**Written problem:** For the entries below, copy exactly the line that contains "Emit a Python" through the line that contains "ax.bar(x, values, width=0.32, color=colors, zorder=3)", both ends included, and exclude all pictures.

[start]

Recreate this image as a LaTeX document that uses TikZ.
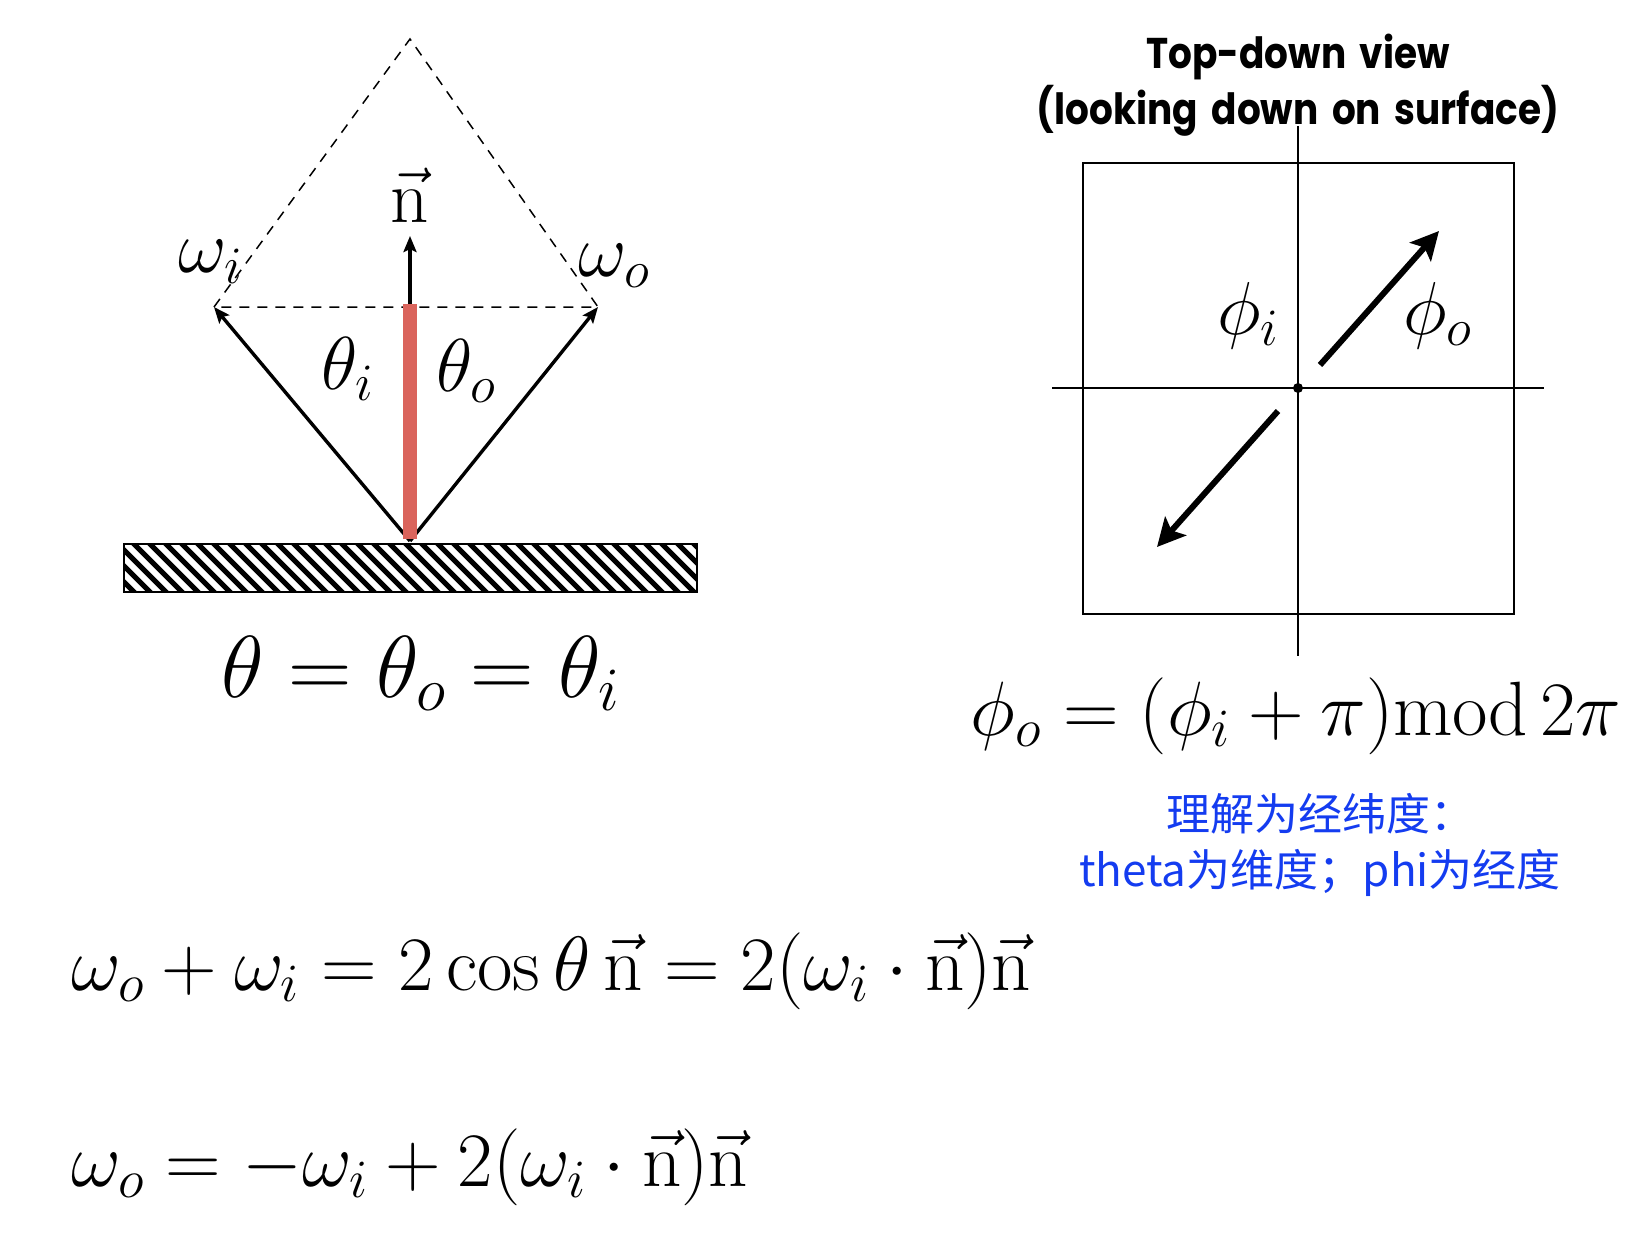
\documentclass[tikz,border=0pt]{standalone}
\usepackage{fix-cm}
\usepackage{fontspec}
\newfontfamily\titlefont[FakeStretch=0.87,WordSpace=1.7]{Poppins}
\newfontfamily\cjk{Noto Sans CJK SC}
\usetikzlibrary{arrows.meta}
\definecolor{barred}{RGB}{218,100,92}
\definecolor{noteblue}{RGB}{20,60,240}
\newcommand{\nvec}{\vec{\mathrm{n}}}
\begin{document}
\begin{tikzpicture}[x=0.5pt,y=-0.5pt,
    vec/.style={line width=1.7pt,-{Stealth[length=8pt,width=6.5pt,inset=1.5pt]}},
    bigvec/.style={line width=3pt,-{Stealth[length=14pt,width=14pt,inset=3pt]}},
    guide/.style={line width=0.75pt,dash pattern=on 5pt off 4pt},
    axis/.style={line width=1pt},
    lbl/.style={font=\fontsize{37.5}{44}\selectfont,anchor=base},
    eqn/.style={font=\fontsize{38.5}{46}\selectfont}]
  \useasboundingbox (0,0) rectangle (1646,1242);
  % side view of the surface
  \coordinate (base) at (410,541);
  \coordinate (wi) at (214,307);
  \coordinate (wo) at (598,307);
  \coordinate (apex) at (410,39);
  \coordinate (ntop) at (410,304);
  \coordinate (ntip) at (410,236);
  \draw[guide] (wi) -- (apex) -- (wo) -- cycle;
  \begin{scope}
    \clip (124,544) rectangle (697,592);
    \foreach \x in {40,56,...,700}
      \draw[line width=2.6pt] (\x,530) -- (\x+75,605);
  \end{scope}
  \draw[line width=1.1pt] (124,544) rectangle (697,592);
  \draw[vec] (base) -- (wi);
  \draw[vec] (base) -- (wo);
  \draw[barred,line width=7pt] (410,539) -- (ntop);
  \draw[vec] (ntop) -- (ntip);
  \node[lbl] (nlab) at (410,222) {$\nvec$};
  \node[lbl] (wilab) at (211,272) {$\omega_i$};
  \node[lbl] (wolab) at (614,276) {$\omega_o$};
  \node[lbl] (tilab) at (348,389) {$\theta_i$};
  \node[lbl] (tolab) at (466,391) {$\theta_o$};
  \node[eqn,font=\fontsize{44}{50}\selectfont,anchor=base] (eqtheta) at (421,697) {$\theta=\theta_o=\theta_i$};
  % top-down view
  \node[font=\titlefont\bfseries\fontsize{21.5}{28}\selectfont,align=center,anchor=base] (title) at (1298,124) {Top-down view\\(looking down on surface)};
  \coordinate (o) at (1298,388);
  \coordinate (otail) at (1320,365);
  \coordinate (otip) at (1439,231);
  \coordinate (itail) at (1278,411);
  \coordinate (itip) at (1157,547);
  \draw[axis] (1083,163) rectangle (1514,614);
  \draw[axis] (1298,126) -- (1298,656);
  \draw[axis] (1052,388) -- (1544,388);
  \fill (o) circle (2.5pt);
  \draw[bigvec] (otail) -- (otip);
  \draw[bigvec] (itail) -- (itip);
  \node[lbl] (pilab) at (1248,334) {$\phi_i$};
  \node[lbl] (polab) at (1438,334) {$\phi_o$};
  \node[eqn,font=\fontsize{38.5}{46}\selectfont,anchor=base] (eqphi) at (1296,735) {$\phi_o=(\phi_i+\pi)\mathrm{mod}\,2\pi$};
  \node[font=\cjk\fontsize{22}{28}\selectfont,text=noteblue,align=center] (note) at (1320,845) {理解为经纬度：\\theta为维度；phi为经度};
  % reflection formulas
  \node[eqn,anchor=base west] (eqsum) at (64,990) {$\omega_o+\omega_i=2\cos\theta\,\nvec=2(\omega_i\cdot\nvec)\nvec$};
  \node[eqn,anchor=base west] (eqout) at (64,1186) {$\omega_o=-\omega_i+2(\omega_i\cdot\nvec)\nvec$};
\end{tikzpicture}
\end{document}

[end]
[start]

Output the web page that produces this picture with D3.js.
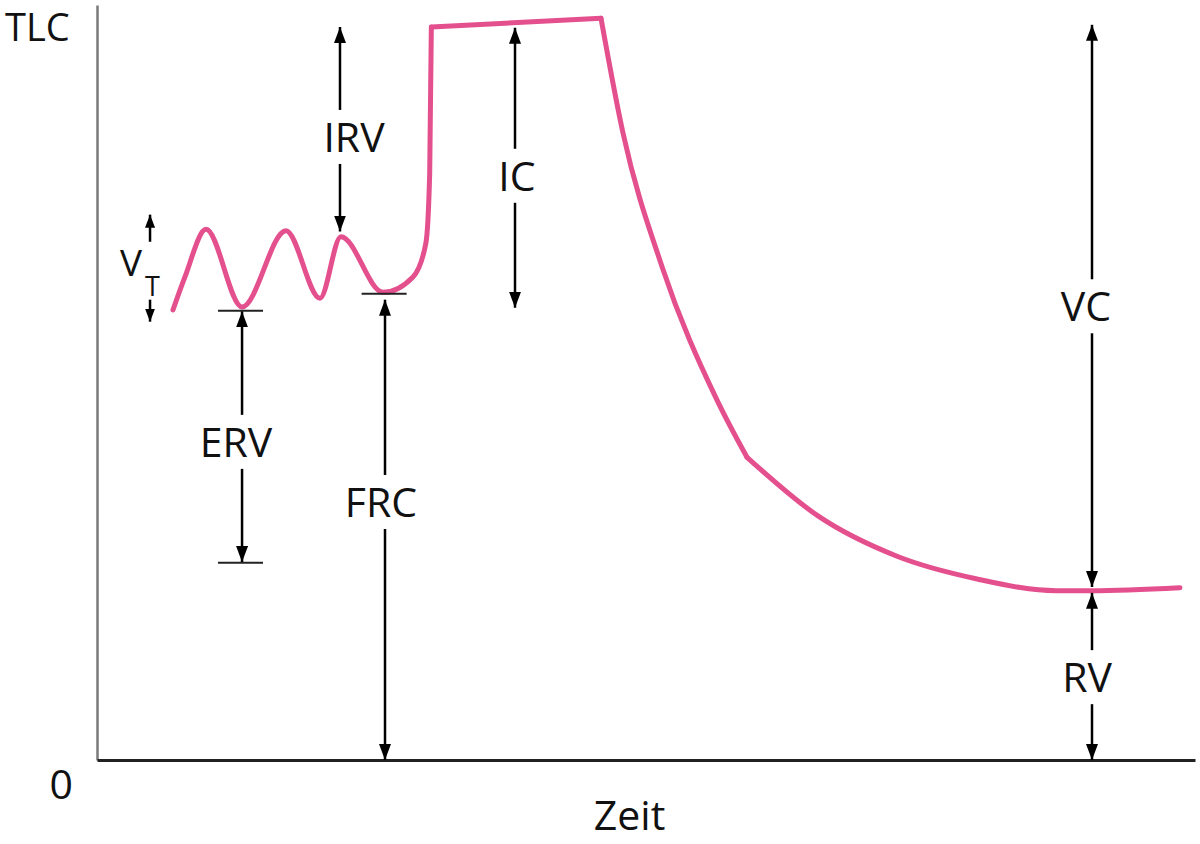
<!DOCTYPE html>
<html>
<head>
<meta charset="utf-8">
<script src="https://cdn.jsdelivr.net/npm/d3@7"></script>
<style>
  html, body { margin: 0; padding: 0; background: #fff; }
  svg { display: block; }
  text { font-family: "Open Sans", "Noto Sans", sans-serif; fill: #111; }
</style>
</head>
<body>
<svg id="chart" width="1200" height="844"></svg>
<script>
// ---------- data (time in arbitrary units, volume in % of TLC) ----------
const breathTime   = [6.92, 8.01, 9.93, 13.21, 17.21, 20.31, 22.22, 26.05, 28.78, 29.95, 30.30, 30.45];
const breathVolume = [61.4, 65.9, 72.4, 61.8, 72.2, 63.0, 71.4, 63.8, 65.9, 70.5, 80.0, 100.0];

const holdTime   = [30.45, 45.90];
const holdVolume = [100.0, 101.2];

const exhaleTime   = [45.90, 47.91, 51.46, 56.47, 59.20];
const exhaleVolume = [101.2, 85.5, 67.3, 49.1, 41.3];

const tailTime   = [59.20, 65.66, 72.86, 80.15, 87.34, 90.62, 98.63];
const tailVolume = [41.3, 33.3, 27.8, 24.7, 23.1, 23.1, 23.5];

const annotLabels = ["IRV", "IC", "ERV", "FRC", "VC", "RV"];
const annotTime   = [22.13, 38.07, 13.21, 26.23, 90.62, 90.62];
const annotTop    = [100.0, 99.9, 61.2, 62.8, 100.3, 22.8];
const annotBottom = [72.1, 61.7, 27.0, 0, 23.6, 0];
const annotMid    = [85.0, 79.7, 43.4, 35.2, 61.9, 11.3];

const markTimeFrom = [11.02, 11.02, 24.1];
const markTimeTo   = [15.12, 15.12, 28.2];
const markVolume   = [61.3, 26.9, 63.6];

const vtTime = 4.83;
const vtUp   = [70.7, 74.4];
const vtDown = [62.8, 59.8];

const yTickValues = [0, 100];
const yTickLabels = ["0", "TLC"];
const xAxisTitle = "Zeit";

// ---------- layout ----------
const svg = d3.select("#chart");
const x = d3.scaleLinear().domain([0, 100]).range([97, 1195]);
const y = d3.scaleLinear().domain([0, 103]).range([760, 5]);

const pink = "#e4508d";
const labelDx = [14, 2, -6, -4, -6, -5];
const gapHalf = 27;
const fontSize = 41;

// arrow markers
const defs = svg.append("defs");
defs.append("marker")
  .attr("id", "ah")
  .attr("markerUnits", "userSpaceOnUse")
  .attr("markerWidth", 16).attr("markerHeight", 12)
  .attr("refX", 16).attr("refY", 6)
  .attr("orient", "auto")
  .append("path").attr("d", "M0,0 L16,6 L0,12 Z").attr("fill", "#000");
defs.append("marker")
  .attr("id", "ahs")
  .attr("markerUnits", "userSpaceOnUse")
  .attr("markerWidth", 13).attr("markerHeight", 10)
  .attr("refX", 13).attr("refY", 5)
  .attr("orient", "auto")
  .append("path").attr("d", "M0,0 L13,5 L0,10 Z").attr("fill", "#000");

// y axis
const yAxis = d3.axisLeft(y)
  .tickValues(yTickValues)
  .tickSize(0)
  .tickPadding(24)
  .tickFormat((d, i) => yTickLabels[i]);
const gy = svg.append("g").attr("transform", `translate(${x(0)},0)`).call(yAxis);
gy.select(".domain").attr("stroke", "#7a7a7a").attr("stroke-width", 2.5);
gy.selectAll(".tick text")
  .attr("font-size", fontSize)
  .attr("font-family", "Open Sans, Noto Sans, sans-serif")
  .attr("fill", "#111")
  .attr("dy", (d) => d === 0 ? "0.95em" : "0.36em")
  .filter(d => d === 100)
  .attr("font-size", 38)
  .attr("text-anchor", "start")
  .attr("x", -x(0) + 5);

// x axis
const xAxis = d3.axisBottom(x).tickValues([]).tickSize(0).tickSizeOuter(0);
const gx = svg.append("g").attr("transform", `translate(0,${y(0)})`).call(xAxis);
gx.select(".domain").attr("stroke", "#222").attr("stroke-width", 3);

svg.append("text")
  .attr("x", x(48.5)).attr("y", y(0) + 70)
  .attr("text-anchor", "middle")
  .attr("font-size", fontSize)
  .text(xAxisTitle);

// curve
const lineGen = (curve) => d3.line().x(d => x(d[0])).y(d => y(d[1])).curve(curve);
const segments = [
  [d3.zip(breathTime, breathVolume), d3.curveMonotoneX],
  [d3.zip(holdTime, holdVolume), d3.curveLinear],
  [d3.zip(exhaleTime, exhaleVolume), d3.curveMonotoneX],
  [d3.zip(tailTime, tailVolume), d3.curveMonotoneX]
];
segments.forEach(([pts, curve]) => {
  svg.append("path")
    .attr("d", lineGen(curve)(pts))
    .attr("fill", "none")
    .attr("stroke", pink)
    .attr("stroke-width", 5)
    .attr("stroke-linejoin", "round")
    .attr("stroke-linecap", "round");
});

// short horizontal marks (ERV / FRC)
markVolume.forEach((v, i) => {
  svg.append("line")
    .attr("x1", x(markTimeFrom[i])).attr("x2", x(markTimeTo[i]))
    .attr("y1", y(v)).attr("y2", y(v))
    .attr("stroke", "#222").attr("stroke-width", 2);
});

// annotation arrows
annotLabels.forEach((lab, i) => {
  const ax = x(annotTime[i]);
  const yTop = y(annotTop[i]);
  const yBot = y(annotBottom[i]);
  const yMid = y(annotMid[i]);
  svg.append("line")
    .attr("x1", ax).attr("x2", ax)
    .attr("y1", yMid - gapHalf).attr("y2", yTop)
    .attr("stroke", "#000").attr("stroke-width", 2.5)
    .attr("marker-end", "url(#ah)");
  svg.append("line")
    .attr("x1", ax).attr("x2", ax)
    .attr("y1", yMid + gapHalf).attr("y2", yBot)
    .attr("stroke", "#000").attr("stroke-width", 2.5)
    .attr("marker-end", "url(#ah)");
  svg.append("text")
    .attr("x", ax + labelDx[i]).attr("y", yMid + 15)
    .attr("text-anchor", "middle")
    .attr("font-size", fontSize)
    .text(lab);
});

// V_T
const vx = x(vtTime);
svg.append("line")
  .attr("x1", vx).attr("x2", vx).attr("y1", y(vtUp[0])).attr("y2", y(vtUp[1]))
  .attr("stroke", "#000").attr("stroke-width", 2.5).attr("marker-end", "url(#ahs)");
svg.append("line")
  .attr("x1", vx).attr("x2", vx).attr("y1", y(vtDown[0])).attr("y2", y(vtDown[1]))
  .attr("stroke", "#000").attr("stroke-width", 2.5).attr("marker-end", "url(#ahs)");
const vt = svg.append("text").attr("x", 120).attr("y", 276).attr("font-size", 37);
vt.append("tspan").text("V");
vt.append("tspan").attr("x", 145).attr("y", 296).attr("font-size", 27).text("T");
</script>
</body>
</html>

[end]
[start]

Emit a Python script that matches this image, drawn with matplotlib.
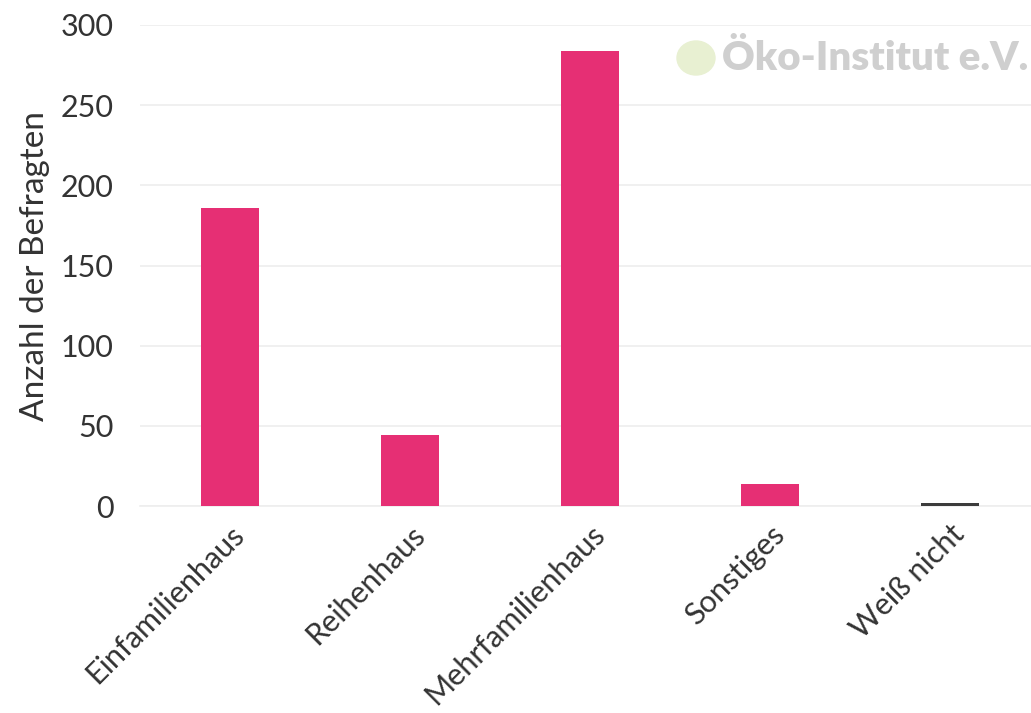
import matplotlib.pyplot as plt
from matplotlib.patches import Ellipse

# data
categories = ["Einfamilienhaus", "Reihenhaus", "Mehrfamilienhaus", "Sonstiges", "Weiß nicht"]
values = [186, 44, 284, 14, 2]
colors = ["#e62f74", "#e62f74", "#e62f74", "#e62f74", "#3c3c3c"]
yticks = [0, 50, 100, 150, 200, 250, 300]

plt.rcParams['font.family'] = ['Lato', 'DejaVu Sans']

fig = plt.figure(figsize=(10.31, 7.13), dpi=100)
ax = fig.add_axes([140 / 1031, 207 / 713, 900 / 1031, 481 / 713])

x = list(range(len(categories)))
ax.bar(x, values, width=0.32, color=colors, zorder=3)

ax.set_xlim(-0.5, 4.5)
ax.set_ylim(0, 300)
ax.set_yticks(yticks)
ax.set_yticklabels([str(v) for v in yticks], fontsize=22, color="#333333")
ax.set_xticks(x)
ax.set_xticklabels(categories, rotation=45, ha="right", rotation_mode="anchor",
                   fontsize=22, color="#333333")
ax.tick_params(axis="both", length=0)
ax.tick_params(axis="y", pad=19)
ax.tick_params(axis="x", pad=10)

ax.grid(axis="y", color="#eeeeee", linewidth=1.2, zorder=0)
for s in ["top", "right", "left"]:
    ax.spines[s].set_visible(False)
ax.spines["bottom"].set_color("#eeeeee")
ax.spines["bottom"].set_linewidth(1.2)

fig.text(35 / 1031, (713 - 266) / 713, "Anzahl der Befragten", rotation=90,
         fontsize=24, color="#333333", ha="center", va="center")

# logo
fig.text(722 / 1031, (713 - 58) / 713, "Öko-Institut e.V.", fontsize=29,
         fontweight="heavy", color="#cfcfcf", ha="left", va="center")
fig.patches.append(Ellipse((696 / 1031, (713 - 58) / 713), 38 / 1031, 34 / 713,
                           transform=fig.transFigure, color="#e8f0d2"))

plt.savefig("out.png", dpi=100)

[end]

**Full output:**
Emit a Python script that matches this image, drawn with matplotlib.
import matplotlib.pyplot as plt
from matplotlib.patches import Ellipse

# data
categories = ["Einfamilienhaus", "Reihenhaus", "Mehrfamilienhaus", "Sonstiges", "Weiß nicht"]
values = [186, 44, 284, 14, 2]
colors = ["#e62f74", "#e62f74", "#e62f74", "#e62f74", "#3c3c3c"]
yticks = [0, 50, 100, 150, 200, 250, 300]

plt.rcParams['font.family'] = ['Lato', 'DejaVu Sans']

fig = plt.figure(figsize=(10.31, 7.13), dpi=100)
ax = fig.add_axes([140 / 1031, 207 / 713, 900 / 1031, 481 / 713])

x = list(range(len(categories)))
ax.bar(x, values, width=0.32, color=colors, zorder=3)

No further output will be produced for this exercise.